October 1
October has already arrived,
The grove is already shaking itself off...
Well, in these parts, everything is still pleasantly green. Just yesterday, leaving the chalet near Delphi, where we stayed for a couple of nights, I noticed red leaves on the mountain spurs.
And here comes autumn.
The map suggests that we stop in the small town of Metsovo and see the beautiful square. Later, it occurred to me that a square in the mountains was a rare occurrence. Everywhere we passed, there were only narrow, uneven roads with cramped parking lots. Everything was cramped and cramped. Any more or less level patch of land was always designated for a church or monastery. And here, an entire square! It was filled with small shops, coffee shops, and restaurants. We bought cheese and baklava and decided to have a cup of coffee in a restaurant entwined with grape vines and picturesquely decorated with flower pots. It took a while for our coffee to arrive, probably hoping we'd get hungry and order something else. I noticed that many retired men in pressed trousers were sitting on the benches around the square, in pairs and alone. Some were drinking coffee, some were playing chess, some were simply watching the world go by. It's not a day off, it seems... Why are there no women? Or is it not customary for older women to sit around here and do nothing? A men's get-together?
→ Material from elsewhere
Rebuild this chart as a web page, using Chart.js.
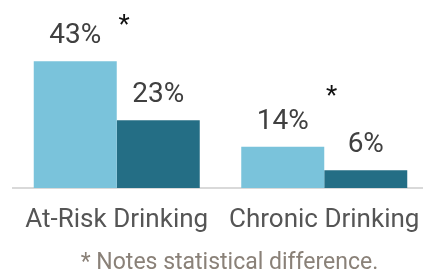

I still have time to take a photo of the sculpture of a Greek shepherd in the small park opposite when they bring us coffee. It's becoming a great tradition to drink coffee in a beautiful place. Incidentally, coffee in Greece is good everywhere. In big cities and small villages, they make excellent coffee!
We drink our cappuccino, looking at the mountains, and move on.
Our next stop is Ioannia. We reach it through numerous highway tunnels and switchbacks. This town by a large lake is best viewed from above, which is exactly what we did, stopping on the side of the road. Here, I once again experienced cognitive dissonance with my surroundings. The view from the mountain was beautiful: far below, an ancient city with white houses against the blue water, and an island rising closer to the left bank. But the vantage point where we stopped was littered to the point of disgrace. Down, quickly!
Ioannia is a large administrative center. It's very convenient to remember the geographical names—Lake Ioannia, Ioannia Fortress. There are, of course, more authentic names for them, but these are more commonly used. From the mountain, we could see how densely populated the lake's shores are. But we don't plan to linger here long; we'll just visit the fortress, stroll along the embankment, and have lunch. The fortress, unlike many others we visited during our trip, is inhabited. That is, its territory is not designated as a historical reserve, and, passing through the massive gates, we see that people still live here. Many houses have been restored, but retain their original façades. Quite a few are abandoned and dilapidated. We wander the narrow streets, occasionally stumbling upon a pile of rusty cannonballs, a citadel, or a wall with loopholes. There's a minaret and a Muslim cemetery.
There are no traces of the Byzantine Empire anywhere to be seen. Yet we assume there must be some. The Turks typically didn't build their own fortresses, but occupied and fortified existing ones.
Now let's have lunch and move on.
Even before the trip, Denis promised me a visit to one of the most picturesque serpentine roads in Greece. Mountain roads, for a lowlander like me, are awe-inspiring. They're both beautiful and dangerous. Denis didn't see it that way, but I imagined we'd be plunging into a deep gorge any moment now. Thank goodness, this didn't happen, and by the end of our trip to Greece, I was getting used to the steep climbs and descents. We were driving along a picturesque serpentine road, but Denis couldn't fully appreciate all this beauty because he was so focused on the road. And I, though I managed to keep an eye on everything, had to beg my husband for the umpteenth time to slow down on the turn. Finally, we reached our destination. It was called Mikro Papingko.